§ Code that draws figures:
— Start —
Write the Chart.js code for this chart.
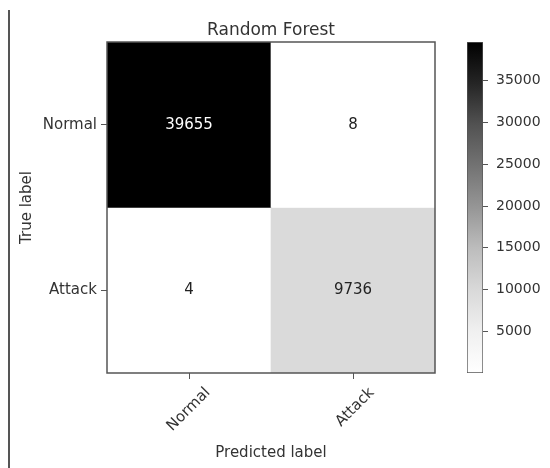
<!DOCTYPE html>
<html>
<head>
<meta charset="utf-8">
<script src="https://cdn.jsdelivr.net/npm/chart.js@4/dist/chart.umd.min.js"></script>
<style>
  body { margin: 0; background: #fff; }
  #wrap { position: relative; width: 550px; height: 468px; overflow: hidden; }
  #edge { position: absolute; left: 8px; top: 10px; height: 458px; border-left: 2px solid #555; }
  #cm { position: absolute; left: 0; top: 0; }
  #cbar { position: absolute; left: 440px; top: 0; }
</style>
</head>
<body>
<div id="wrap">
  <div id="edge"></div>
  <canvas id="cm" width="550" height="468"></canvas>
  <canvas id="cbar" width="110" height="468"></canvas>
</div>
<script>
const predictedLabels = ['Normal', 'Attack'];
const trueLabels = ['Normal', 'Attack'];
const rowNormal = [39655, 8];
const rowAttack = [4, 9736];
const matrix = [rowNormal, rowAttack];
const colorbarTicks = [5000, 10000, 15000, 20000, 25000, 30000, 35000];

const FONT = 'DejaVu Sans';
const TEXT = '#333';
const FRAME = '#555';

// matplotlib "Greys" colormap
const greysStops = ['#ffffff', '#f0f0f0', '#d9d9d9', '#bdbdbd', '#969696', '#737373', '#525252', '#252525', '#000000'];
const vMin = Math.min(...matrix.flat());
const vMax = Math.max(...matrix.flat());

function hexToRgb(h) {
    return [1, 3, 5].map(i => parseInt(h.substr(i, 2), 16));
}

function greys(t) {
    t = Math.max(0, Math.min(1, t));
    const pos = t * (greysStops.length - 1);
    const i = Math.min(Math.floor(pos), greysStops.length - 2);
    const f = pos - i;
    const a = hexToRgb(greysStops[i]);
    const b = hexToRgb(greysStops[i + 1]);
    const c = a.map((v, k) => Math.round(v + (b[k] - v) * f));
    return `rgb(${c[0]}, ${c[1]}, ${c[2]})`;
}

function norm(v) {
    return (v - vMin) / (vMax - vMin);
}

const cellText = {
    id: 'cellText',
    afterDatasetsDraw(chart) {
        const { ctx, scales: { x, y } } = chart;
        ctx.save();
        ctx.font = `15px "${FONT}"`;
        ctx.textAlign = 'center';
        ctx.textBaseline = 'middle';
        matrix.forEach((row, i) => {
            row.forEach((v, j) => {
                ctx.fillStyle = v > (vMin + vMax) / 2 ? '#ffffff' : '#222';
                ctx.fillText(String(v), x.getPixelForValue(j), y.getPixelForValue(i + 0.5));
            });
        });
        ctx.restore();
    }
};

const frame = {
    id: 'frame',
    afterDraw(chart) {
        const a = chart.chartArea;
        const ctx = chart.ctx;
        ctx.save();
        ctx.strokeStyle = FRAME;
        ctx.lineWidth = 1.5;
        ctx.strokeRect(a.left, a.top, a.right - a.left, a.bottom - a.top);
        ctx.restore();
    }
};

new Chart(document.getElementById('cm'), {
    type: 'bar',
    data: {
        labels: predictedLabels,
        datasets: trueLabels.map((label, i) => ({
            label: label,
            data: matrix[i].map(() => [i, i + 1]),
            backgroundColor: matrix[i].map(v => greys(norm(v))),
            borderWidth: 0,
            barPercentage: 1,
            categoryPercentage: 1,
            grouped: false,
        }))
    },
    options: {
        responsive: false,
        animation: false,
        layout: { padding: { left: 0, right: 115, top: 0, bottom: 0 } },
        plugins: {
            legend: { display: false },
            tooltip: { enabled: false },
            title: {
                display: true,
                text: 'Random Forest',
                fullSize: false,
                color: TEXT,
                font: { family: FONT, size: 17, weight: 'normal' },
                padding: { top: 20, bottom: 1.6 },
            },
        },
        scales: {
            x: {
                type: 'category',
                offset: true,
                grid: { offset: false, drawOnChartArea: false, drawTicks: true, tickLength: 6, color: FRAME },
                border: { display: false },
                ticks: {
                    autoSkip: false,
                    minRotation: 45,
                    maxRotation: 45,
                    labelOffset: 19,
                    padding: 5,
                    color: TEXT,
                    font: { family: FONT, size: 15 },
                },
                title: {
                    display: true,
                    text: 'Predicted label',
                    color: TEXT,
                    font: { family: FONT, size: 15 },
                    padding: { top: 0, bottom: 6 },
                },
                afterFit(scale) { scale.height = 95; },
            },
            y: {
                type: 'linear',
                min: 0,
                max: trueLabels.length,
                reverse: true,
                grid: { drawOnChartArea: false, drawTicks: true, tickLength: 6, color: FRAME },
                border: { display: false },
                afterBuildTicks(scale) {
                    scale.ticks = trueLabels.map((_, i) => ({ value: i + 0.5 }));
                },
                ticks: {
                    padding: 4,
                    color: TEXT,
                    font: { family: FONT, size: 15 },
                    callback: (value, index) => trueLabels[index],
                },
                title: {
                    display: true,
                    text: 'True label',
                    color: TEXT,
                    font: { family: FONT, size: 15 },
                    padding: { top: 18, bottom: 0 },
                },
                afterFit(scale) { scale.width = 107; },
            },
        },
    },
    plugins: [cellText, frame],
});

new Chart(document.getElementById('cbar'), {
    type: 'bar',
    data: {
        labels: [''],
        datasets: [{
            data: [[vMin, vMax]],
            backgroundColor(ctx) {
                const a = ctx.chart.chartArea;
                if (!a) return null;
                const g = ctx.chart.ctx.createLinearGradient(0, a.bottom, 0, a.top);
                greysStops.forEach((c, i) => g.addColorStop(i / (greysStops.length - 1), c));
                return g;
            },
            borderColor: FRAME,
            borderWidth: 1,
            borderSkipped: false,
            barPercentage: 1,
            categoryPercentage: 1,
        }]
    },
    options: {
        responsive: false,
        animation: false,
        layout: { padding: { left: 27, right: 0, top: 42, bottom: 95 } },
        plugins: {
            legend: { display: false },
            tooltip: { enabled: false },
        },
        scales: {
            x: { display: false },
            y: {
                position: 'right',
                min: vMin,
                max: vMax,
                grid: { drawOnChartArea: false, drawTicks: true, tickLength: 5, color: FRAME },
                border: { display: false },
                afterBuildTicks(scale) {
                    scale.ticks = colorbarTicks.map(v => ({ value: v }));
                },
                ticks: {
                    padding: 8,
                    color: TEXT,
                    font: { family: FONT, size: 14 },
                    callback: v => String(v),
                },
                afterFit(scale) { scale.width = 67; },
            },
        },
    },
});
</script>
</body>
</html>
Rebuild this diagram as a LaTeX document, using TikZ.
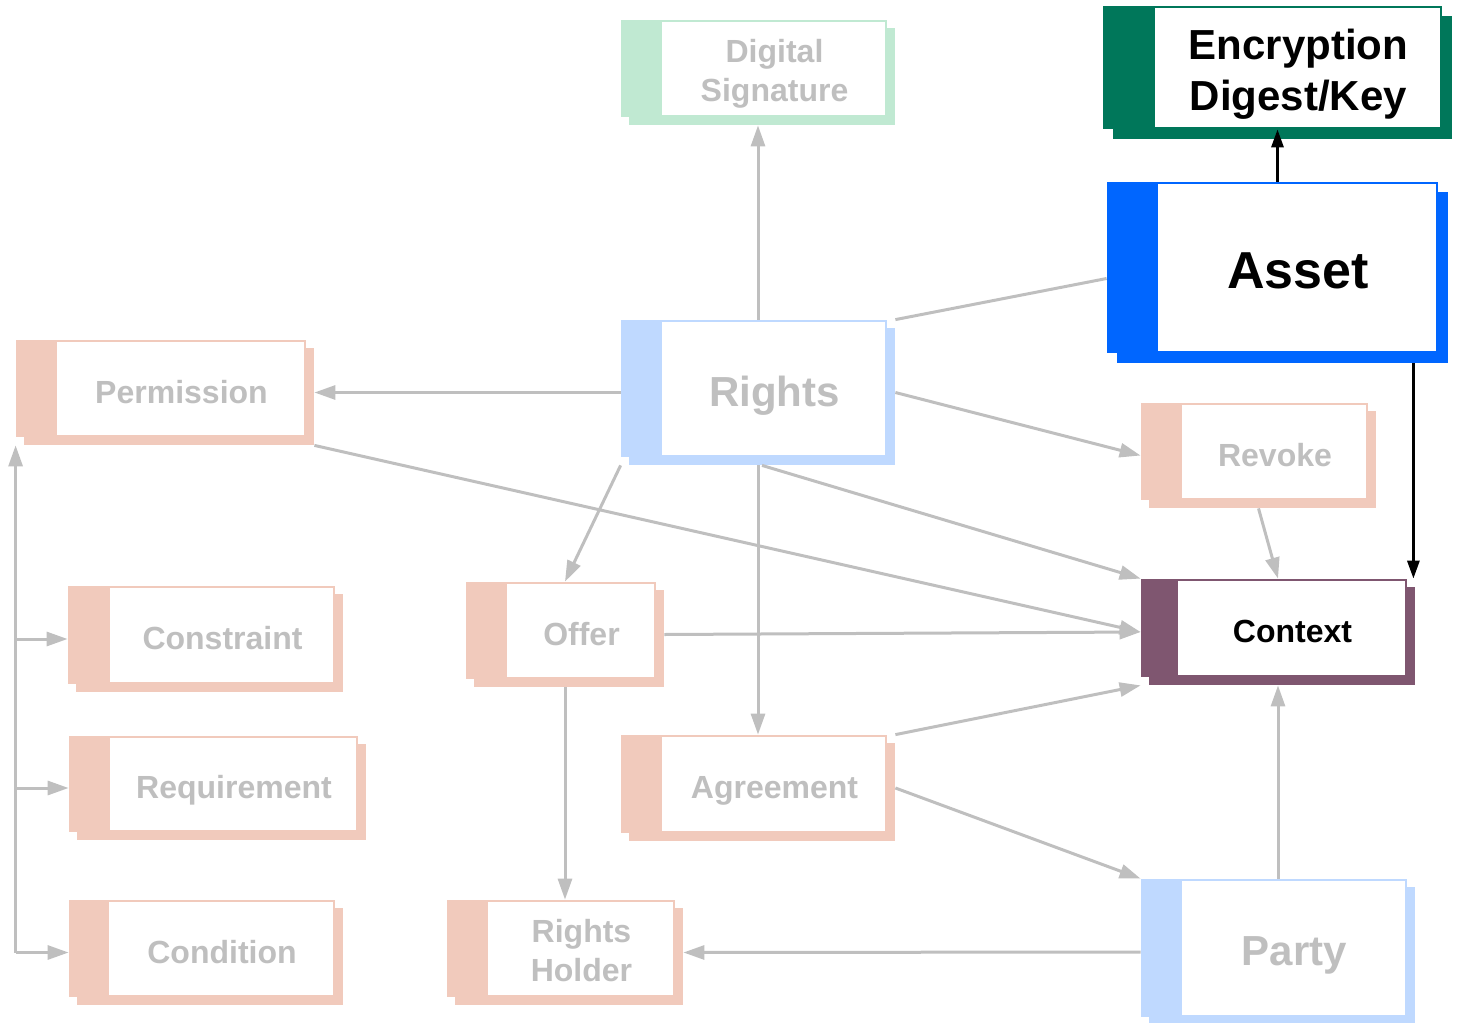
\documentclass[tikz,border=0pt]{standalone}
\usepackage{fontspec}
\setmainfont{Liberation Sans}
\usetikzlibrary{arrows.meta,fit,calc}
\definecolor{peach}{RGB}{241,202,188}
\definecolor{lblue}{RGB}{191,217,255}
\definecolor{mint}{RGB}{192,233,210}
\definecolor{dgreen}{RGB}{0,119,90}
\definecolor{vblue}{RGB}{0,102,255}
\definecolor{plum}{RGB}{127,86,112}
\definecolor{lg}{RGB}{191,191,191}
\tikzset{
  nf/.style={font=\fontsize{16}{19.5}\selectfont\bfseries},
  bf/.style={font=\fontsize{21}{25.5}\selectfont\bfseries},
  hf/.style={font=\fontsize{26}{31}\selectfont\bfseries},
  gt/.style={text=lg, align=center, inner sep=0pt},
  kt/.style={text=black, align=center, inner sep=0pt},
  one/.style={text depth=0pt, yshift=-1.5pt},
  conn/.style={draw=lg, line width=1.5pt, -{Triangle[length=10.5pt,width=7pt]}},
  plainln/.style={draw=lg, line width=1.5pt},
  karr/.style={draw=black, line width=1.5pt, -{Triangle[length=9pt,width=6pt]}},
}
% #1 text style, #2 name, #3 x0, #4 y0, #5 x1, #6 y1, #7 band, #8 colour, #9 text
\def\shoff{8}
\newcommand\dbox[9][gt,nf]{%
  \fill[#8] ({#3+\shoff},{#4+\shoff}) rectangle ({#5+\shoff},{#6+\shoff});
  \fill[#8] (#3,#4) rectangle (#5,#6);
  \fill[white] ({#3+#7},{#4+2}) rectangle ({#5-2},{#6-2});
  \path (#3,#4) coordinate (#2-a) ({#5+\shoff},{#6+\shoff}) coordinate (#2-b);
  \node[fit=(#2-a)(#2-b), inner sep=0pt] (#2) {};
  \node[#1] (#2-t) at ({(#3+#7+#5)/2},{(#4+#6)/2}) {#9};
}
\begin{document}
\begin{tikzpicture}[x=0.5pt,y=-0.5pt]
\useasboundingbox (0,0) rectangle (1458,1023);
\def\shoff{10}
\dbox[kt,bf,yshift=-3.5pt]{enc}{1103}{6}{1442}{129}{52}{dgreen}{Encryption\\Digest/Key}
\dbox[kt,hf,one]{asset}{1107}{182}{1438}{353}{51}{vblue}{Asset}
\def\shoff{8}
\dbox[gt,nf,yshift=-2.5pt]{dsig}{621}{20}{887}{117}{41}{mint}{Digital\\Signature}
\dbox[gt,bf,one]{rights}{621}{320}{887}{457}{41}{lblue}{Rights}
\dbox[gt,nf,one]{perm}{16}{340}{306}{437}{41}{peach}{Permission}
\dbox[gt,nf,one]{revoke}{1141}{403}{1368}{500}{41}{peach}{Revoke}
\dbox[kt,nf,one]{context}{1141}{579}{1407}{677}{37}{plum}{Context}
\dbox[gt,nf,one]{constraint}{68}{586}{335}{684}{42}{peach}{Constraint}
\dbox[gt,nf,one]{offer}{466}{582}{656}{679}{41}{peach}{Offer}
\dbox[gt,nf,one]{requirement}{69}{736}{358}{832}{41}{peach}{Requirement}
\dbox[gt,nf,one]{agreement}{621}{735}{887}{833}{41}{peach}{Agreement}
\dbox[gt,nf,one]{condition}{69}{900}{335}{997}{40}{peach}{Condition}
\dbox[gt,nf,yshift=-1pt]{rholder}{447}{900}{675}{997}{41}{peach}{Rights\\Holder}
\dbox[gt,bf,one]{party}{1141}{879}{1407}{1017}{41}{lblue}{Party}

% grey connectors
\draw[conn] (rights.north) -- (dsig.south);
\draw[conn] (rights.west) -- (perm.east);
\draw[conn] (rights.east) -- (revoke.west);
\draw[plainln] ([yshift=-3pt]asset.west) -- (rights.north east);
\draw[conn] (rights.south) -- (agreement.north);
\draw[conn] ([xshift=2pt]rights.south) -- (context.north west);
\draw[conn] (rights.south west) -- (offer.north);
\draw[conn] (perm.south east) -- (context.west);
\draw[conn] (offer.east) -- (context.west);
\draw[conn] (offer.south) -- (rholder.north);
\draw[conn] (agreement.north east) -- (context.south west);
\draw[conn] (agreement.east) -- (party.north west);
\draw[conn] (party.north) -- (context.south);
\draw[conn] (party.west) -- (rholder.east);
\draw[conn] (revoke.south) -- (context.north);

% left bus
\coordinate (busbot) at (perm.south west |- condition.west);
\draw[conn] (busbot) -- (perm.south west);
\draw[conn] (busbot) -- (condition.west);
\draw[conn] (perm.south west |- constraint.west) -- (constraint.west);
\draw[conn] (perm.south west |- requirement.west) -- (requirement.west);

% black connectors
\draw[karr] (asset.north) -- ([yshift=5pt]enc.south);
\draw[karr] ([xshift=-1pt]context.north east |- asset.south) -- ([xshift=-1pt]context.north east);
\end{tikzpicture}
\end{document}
— End —
§ Written task: Copy in full each line that holds the word "this".

§ Written answer:
Write the Chart.js code for this chart.
Rebuild this diagram as a LaTeX document, using TikZ.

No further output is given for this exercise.